INSTRUCTIONS FOR THE TASK = Set the lines down again exactly, first line through the line that contains "(10,-0.654) -- (10,8.8581);", with no pictures.

+---+

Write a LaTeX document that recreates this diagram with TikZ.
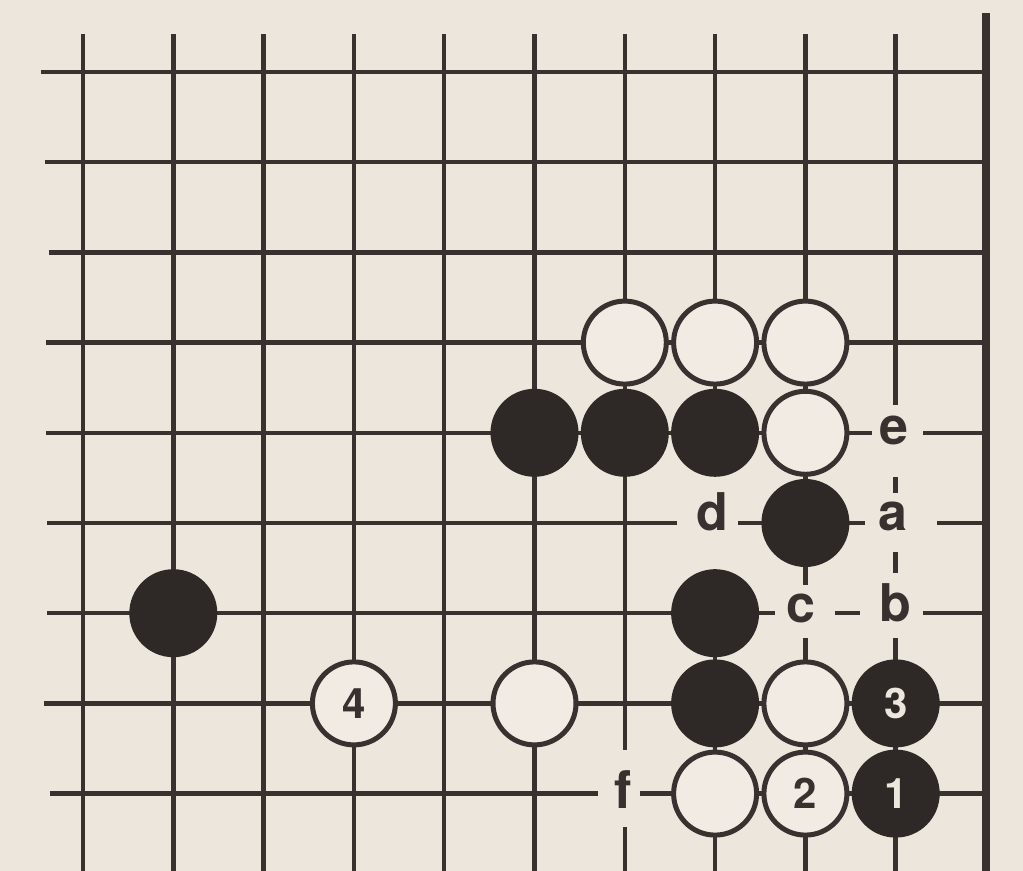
\documentclass[tikz,border=0pt]{standalone}
\usepackage{fontspec}
\setmainfont{TeX Gyre Heros}
\definecolor{bg}{HTML}{EDE6DC}
\definecolor{ink}{HTML}{383130}
\definecolor{stoneblack}{HTML}{2E2826}
\definecolor{stonewhite}{HTML}{F1EBE3}
\begin{document}
\begin{tikzpicture}[x=90.3pt,y=-90.2pt,
  gridline/.style={draw=ink,line width=4.5pt},
  edgeline/.style={draw=ink,line width=8pt},
  wstone/.style={circle,draw=ink,fill=stonewhite,line width=5pt,minimum size=83pt,inner sep=0pt,
    font=\fontsize{42}{42}\selectfont\bfseries,text=ink},
  bstone/.style={circle,draw=stoneblack,fill=stoneblack,line width=5pt,minimum size=83pt,inner sep=0pt,
    font=\fontsize{42}{42}\selectfont\bfseries,text=bg},
  ptlabel/.style={inner sep=0pt,font=\fontsize{52}{52}\selectfont\bfseries,text=ink},
  maskbox/.style={fill=bg}
]
% background and bounding box
\path[use as bounding box,fill=bg] (-0.9192,-0.7982) rectangle (10.4097,8.8581);

% grid
\foreach \r/\s in {0/-0.47,1/-0.42,2/-0.38,3/-0.41,4/-0.41,5/-0.40,6/-0.40,7/-0.43,8/-0.37}
  \draw[gridline] (\s,\r) -- (10,\r);
\foreach \c in {0,...,9}
  \draw[gridline] (\c,-0.42) -- (\c,8.8581);
\draw[edgeline] (10,-0.654) -- (10,8.8581);

% masks behind letters
\fill[maskbox] ([shift={(-24pt,28pt)}]9,4) rectangle ([shift={(27pt,-44pt)}]9,4);
\fill[maskbox] ([shift={(-31pt,30pt)}]9,5) rectangle ([shift={(41pt,-29pt)}]9,5);
\fill[maskbox] ([shift={(-36pt,40pt)}]9,6) rectangle ([shift={(27pt,-25pt)}]9,6);
\fill[maskbox] ([shift={(-30pt,28pt)}]8,6) rectangle ([shift={(30pt,-25pt)}]8,6);
\fill[maskbox] ([shift={(-38pt,47pt)}]7,5) rectangle ([shift={(23pt,-46pt)}]7,5);
\fill[maskbox] ([shift={(-27pt,44pt)}]6,8) rectangle ([shift={(15pt,-33pt)}]6,8);

% letters
\node[ptlabel] (le) at ([shift={(-2pt,2pt)}]9,4) {e};
\node[ptlabel] (la) at ([shift={(-3pt,7pt)}]9,5) {a};
\node[ptlabel] (lb) at ([shift={(0pt,10pt)}]9,6) {b};
\node[ptlabel] (lc) at ([shift={(-4pt,5pt)}]8,6) {c};
\node[ptlabel] (ld) at ([shift={(-3pt,11pt)}]7,5) {d};
\node[ptlabel] (lf) at ([shift={(-2pt,4pt)}]6,8) {f};

% white stones
\node[wstone] (w1) at (6,3) {};
\node[wstone] (w2) at (7,3) {};
\node[wstone] (w3) at (8,3) {};
\node[wstone] (w4) at (8,4) {};
\node[wstone] (w5) at (5,7) {};
\node[wstone] (w6) at (8,7) {};
\node[wstone] (w7) at (7,8) {};
\node[wstone] (w8) at (8,8) {2};
\node[wstone] (w9) at (3,7) {4};

% black stones
\node[bstone] (b1) at (5,4) {};
\node[bstone] (b2) at (6,4) {};
\node[bstone] (b3) at (7,4) {};
\node[bstone] (b4) at (8,5) {};
\node[bstone] (b5) at (7,6) {};
\node[bstone] (b6) at (7,7) {};
\node[bstone] (b7) at (9,7) {3};
\node[bstone] (b8) at (9,8) {1};
\node[bstone] (b9) at (1,6) {};
\end{tikzpicture}
\end{document}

+---+

RESULT OF THIS TASK =
Write a LaTeX document that recreates this diagram with TikZ.
\documentclass[tikz,border=0pt]{standalone}
\usepackage{fontspec}
\setmainfont{TeX Gyre Heros}
\definecolor{bg}{HTML}{EDE6DC}
\definecolor{ink}{HTML}{383130}
\definecolor{stoneblack}{HTML}{2E2826}
\definecolor{stonewhite}{HTML}{F1EBE3}
\begin{document}
\begin{tikzpicture}[x=90.3pt,y=-90.2pt,
  gridline/.style={draw=ink,line width=4.5pt},
  edgeline/.style={draw=ink,line width=8pt},
  wstone/.style={circle,draw=ink,fill=stonewhite,line width=5pt,minimum size=83pt,inner sep=0pt,
    font=\fontsize{42}{42}\selectfont\bfseries,text=ink},
  bstone/.style={circle,draw=stoneblack,fill=stoneblack,line width=5pt,minimum size=83pt,inner sep=0pt,
    font=\fontsize{42}{42}\selectfont\bfseries,text=bg},
  ptlabel/.style={inner sep=0pt,font=\fontsize{52}{52}\selectfont\bfseries,text=ink},
  maskbox/.style={fill=bg}
]
% background and bounding box
\path[use as bounding box,fill=bg] (-0.9192,-0.7982) rectangle (10.4097,8.8581);

% grid
\foreach \r/\s in {0/-0.47,1/-0.42,2/-0.38,3/-0.41,4/-0.41,5/-0.40,6/-0.40,7/-0.43,8/-0.37}
  \draw[gridline] (\s,\r) -- (10,\r);
\foreach \c in {0,...,9}
  \draw[gridline] (\c,-0.42) -- (\c,8.8581);
\draw[edgeline] (10,-0.654) -- (10,8.8581);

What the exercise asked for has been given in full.